▶ _Short exercise_
Keep pictures out. Copy exactly the lines from the one containing "Generate a LaTeX" to the one containing "(0,0) rectangle (636,383);", endpoints included.

Extracted records
━━━━━━━━━━━━━━━━━━━━

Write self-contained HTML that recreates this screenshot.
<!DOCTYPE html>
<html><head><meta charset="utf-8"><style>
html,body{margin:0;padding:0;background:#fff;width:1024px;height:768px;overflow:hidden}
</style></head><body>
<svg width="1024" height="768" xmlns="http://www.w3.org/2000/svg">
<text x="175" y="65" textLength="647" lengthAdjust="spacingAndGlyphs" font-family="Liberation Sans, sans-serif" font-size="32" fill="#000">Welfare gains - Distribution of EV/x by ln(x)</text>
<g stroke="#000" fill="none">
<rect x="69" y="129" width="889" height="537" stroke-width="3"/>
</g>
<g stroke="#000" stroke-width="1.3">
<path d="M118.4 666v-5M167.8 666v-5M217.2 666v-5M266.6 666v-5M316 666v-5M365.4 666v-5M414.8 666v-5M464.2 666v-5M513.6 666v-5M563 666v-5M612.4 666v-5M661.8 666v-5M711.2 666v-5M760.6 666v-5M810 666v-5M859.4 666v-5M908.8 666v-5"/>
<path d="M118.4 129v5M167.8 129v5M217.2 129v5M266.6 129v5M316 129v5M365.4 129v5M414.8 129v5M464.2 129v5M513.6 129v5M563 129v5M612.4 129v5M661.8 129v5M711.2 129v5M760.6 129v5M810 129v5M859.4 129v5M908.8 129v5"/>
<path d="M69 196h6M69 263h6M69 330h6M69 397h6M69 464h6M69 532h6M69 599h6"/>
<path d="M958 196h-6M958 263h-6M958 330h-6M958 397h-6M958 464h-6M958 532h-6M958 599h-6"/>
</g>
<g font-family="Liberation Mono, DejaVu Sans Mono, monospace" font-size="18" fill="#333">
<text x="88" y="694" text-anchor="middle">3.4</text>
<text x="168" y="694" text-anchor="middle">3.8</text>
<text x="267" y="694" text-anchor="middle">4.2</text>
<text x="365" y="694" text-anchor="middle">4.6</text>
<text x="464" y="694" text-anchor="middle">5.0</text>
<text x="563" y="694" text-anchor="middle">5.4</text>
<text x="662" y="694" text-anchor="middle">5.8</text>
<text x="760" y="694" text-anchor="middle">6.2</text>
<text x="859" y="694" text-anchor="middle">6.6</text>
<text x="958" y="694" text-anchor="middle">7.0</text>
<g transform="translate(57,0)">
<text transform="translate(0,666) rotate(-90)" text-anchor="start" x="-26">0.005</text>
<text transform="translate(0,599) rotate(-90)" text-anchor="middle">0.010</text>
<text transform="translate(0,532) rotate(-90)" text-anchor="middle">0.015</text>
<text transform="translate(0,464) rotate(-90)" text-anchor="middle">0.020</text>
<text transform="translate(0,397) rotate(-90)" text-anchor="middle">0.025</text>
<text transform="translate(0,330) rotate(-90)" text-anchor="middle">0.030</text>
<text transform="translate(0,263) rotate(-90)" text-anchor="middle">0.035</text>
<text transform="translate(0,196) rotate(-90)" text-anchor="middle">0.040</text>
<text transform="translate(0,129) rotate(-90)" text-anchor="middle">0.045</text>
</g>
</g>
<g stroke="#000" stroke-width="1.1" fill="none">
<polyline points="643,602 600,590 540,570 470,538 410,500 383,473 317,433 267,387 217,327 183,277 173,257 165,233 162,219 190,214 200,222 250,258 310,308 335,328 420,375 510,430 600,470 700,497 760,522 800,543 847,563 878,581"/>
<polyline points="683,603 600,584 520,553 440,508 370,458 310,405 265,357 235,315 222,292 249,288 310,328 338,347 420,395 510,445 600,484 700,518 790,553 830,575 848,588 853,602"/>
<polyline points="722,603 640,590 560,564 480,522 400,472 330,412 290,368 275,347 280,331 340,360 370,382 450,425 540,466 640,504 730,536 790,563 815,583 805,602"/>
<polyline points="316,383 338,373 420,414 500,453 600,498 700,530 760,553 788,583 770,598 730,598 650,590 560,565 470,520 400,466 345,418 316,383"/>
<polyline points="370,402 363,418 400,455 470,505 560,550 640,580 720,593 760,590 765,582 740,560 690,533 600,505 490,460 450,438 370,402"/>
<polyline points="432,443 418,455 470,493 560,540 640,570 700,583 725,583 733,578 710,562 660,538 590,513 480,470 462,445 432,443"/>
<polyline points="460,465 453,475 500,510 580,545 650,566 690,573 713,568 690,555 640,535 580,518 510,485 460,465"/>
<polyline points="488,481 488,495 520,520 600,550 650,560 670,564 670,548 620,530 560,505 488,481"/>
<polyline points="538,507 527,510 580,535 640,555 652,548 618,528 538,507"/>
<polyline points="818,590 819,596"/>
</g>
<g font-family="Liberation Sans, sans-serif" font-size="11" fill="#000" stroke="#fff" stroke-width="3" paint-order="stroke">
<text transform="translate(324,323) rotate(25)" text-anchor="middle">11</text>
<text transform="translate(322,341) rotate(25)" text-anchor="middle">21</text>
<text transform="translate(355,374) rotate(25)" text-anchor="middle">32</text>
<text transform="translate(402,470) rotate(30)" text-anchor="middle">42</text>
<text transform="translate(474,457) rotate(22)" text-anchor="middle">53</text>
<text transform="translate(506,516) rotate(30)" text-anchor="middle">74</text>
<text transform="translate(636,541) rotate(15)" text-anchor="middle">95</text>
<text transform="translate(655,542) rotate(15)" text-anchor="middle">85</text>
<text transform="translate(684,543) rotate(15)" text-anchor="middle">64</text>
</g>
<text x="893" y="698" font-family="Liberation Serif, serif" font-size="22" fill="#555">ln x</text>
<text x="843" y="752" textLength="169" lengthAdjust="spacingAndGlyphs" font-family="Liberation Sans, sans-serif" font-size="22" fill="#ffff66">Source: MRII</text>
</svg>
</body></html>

━━━━━━━━━━━━━━━━━━━━

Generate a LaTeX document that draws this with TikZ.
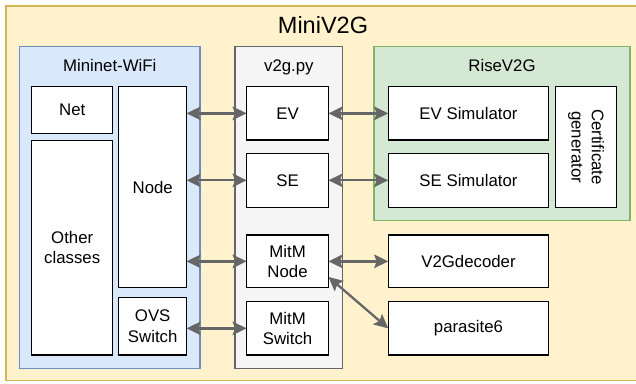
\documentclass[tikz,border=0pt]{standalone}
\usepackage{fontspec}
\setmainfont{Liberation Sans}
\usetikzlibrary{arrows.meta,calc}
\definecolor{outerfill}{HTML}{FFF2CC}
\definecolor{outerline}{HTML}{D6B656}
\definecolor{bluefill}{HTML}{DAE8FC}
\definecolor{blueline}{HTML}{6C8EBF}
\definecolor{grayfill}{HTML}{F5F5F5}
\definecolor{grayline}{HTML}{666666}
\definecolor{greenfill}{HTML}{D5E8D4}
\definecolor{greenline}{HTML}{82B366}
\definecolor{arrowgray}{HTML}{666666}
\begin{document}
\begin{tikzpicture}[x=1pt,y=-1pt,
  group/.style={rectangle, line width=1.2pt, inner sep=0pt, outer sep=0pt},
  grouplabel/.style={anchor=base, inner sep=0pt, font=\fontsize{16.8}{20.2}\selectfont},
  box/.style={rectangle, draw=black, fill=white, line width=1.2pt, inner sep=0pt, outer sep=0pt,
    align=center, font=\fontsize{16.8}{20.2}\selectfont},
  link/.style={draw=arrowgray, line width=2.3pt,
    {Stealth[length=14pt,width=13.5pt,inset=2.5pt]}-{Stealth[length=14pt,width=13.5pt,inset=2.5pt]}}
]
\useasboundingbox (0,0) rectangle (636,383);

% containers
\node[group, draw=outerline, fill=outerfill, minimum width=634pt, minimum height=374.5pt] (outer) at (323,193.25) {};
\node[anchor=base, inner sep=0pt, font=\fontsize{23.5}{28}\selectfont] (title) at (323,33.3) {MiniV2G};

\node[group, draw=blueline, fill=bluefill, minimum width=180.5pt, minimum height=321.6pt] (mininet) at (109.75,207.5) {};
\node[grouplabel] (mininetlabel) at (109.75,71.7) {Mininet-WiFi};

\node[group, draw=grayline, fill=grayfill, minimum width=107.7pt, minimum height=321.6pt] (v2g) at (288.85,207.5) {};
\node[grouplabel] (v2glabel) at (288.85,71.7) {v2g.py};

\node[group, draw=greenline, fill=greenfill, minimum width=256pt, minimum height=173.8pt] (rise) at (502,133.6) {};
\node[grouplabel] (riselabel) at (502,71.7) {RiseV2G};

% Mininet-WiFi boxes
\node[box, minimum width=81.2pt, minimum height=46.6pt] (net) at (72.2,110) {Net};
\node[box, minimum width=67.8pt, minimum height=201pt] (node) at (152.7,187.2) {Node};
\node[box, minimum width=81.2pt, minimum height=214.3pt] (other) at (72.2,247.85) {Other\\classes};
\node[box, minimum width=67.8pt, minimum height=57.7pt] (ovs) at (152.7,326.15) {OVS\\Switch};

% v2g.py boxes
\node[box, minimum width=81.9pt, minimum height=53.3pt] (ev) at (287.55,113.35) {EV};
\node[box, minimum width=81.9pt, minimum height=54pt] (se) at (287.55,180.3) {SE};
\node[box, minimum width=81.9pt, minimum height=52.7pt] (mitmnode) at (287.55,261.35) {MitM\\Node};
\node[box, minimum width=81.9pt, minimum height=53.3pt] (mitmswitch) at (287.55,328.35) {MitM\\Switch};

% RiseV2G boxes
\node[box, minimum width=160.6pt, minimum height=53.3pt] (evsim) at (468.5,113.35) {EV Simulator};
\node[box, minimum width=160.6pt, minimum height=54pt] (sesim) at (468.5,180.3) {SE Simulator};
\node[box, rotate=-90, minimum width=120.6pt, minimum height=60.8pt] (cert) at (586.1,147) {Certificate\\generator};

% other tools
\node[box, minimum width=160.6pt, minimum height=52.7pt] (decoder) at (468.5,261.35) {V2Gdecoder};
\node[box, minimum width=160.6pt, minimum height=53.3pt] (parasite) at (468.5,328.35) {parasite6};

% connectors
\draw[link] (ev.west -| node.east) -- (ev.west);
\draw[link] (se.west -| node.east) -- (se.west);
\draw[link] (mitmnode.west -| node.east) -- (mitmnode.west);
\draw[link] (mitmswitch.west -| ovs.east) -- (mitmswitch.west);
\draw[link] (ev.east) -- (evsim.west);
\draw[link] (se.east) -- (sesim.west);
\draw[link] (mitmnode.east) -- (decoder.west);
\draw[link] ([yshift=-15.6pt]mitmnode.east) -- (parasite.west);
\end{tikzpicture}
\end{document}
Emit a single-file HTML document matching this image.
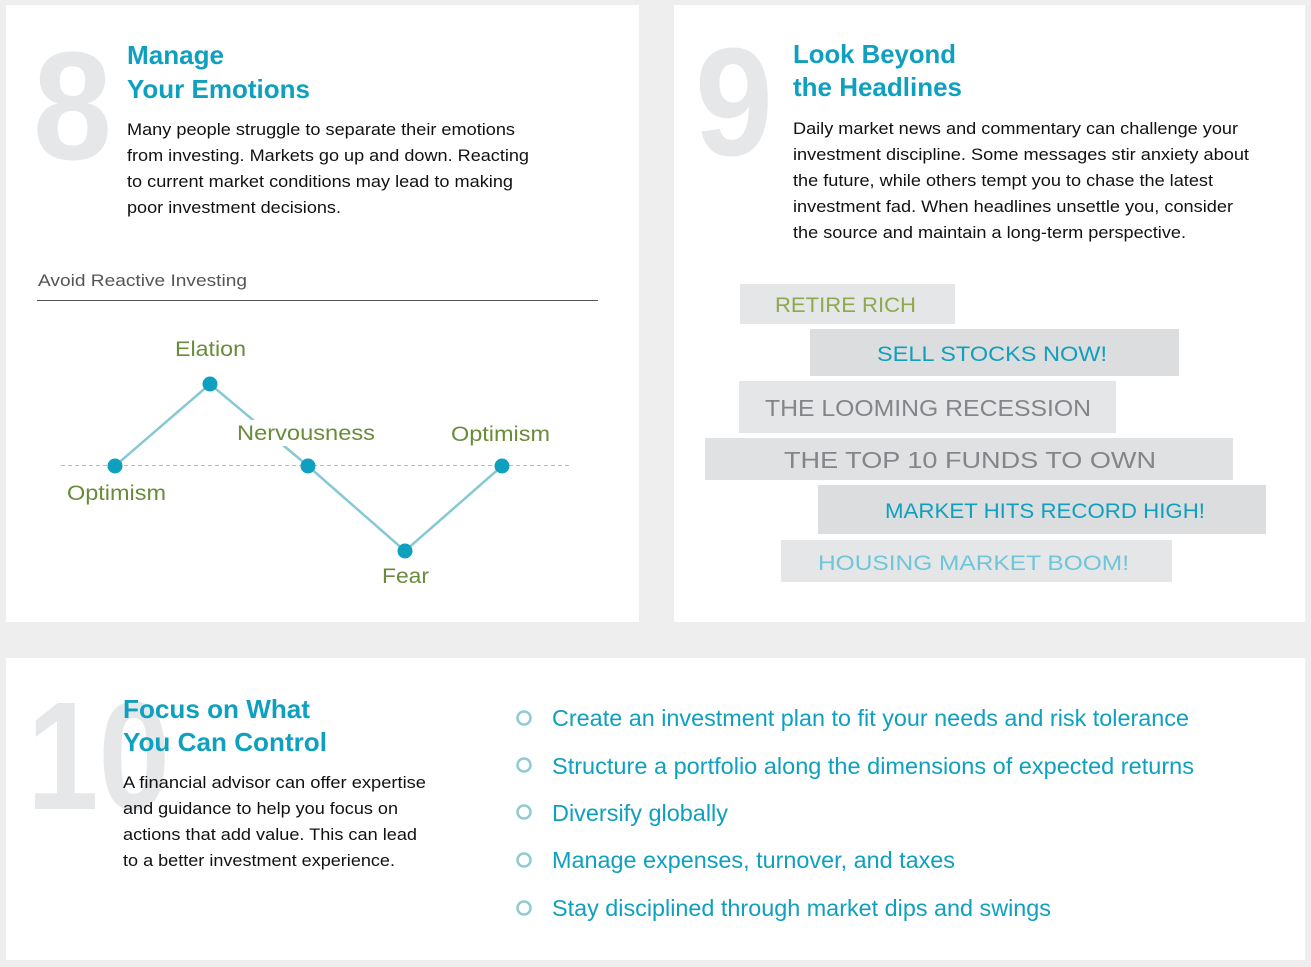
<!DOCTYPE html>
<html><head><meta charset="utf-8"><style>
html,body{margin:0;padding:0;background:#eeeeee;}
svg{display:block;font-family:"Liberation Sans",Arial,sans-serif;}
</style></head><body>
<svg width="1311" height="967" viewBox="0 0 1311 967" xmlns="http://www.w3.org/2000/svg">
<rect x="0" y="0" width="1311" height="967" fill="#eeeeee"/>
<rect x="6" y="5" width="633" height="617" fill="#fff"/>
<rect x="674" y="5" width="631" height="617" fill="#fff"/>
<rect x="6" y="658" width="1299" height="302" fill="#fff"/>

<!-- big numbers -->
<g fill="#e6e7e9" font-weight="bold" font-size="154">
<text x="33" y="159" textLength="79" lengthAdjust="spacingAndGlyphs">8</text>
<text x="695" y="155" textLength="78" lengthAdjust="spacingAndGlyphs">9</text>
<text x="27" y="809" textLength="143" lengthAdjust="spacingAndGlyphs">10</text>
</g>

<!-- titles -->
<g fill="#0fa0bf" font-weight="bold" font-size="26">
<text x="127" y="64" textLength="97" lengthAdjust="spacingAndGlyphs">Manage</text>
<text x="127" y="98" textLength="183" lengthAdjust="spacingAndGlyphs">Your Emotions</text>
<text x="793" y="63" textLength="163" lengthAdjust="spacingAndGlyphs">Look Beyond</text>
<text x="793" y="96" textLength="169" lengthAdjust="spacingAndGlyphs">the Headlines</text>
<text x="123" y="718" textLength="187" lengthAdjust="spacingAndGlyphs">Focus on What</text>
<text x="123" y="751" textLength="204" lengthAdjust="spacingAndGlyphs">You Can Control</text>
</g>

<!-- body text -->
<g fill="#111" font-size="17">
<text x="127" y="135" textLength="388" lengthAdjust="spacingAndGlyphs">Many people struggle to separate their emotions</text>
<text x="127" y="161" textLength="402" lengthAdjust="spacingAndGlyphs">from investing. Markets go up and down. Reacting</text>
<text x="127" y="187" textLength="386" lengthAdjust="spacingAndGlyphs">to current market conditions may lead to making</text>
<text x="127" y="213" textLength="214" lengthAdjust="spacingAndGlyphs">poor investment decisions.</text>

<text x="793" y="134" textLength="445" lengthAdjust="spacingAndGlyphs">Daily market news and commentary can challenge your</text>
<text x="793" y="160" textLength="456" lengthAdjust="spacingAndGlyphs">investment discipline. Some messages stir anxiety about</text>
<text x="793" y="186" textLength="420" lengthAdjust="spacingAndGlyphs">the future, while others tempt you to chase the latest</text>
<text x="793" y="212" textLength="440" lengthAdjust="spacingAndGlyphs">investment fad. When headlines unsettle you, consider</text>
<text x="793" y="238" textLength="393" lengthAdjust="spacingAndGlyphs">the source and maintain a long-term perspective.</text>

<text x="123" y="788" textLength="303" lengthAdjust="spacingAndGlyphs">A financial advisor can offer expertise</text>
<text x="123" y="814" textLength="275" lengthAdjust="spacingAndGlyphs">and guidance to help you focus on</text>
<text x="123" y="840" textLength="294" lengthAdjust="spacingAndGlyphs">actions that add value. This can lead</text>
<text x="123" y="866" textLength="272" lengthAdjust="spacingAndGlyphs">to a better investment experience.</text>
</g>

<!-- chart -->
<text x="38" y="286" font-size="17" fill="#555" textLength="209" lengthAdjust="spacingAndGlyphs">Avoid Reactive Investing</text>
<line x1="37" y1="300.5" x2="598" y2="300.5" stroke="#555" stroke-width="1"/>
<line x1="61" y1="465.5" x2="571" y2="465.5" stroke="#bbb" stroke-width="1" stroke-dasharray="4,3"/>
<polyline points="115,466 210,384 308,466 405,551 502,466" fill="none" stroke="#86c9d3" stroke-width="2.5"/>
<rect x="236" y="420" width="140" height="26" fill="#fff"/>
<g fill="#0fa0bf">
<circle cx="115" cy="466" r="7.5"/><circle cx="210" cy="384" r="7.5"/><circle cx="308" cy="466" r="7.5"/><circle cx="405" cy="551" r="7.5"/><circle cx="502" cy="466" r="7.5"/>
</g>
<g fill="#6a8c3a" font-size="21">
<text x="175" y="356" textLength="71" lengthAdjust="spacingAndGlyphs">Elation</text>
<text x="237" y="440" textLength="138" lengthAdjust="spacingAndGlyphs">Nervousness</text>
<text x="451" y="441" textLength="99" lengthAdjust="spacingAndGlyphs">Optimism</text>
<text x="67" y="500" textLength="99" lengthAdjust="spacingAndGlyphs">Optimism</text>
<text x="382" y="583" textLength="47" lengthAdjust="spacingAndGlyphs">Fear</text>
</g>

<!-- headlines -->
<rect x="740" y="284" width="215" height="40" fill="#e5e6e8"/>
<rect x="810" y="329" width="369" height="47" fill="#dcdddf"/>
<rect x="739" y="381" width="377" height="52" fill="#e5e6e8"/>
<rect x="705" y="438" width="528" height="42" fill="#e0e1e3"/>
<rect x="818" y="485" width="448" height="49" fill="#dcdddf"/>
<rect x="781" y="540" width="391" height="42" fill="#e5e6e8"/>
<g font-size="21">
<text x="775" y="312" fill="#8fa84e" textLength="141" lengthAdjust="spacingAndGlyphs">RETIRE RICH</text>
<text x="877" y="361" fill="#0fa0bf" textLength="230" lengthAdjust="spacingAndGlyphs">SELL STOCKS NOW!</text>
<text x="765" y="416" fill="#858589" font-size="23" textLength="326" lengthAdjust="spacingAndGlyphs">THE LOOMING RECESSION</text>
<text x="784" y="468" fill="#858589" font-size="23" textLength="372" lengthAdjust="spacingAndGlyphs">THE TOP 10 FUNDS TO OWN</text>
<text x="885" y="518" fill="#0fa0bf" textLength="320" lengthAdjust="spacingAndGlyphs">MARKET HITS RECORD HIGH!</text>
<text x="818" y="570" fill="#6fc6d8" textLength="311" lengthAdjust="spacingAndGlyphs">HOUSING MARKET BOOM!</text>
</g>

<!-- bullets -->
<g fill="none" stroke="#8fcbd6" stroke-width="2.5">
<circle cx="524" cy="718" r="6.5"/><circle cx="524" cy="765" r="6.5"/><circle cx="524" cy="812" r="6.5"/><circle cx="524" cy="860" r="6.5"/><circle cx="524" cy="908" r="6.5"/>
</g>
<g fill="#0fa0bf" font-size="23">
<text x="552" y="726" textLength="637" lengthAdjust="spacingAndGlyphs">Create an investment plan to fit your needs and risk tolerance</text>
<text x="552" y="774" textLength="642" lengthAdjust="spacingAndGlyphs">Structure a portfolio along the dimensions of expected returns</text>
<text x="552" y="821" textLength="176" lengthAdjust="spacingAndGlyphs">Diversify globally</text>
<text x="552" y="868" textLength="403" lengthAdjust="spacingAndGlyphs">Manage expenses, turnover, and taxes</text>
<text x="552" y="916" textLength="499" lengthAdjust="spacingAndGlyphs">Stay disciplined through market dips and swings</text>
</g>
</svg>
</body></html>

━━━━━━━━━━━━━━━━━━━━

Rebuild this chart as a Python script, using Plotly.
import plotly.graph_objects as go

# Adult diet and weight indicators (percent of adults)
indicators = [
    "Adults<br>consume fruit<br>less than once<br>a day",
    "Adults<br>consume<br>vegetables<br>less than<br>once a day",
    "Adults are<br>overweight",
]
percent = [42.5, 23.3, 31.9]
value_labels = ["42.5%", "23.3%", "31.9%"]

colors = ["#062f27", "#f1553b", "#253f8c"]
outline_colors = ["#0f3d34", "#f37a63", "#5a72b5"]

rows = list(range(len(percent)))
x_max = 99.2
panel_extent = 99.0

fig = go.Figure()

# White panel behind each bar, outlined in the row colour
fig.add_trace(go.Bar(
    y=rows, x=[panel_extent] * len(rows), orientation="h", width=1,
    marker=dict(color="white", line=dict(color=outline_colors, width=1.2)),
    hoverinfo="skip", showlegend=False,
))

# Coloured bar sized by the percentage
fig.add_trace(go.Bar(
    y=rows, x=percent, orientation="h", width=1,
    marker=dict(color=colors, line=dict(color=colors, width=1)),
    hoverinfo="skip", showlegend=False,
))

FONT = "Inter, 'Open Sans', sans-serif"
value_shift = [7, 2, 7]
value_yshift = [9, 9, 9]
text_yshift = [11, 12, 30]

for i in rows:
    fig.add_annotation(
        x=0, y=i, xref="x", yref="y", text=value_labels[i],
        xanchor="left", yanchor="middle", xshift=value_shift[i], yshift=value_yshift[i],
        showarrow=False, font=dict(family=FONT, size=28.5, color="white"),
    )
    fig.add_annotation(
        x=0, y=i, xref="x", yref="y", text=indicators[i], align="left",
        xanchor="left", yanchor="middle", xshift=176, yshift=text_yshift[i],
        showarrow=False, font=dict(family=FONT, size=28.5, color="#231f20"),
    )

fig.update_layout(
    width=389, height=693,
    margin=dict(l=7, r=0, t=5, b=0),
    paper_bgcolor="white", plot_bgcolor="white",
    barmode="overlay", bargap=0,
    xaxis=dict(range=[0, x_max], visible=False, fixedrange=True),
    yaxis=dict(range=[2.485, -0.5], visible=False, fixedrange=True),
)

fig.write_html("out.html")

━━━━━━━━━━━━━━━━━━━━

▶ _Task result_
Generate a LaTeX document that draws this with TikZ.
\documentclass[tikz,border=0pt]{standalone}
\usepackage{fontspec}
\setmainfont{Liberation Sans}
\usetikzlibrary{arrows.meta,calc}
\definecolor{outerfill}{HTML}{FFF2CC}
\definecolor{outerline}{HTML}{D6B656}
\definecolor{bluefill}{HTML}{DAE8FC}
\definecolor{blueline}{HTML}{6C8EBF}
\definecolor{grayfill}{HTML}{F5F5F5}
\definecolor{grayline}{HTML}{666666}
\definecolor{greenfill}{HTML}{D5E8D4}
\definecolor{greenline}{HTML}{82B366}
\definecolor{arrowgray}{HTML}{666666}
\begin{document}
\begin{tikzpicture}[x=1pt,y=-1pt,
  group/.style={rectangle, line width=1.2pt, inner sep=0pt, outer sep=0pt},
  grouplabel/.style={anchor=base, inner sep=0pt, font=\fontsize{16.8}{20.2}\selectfont},
  box/.style={rectangle, draw=black, fill=white, line width=1.2pt, inner sep=0pt, outer sep=0pt,
    align=center, font=\fontsize{16.8}{20.2}\selectfont},
  link/.style={draw=arrowgray, line width=2.3pt,
    {Stealth[length=14pt,width=13.5pt,inset=2.5pt]}-{Stealth[length=14pt,width=13.5pt,inset=2.5pt]}}
]
\useasboundingbox (0,0) rectangle (636,383);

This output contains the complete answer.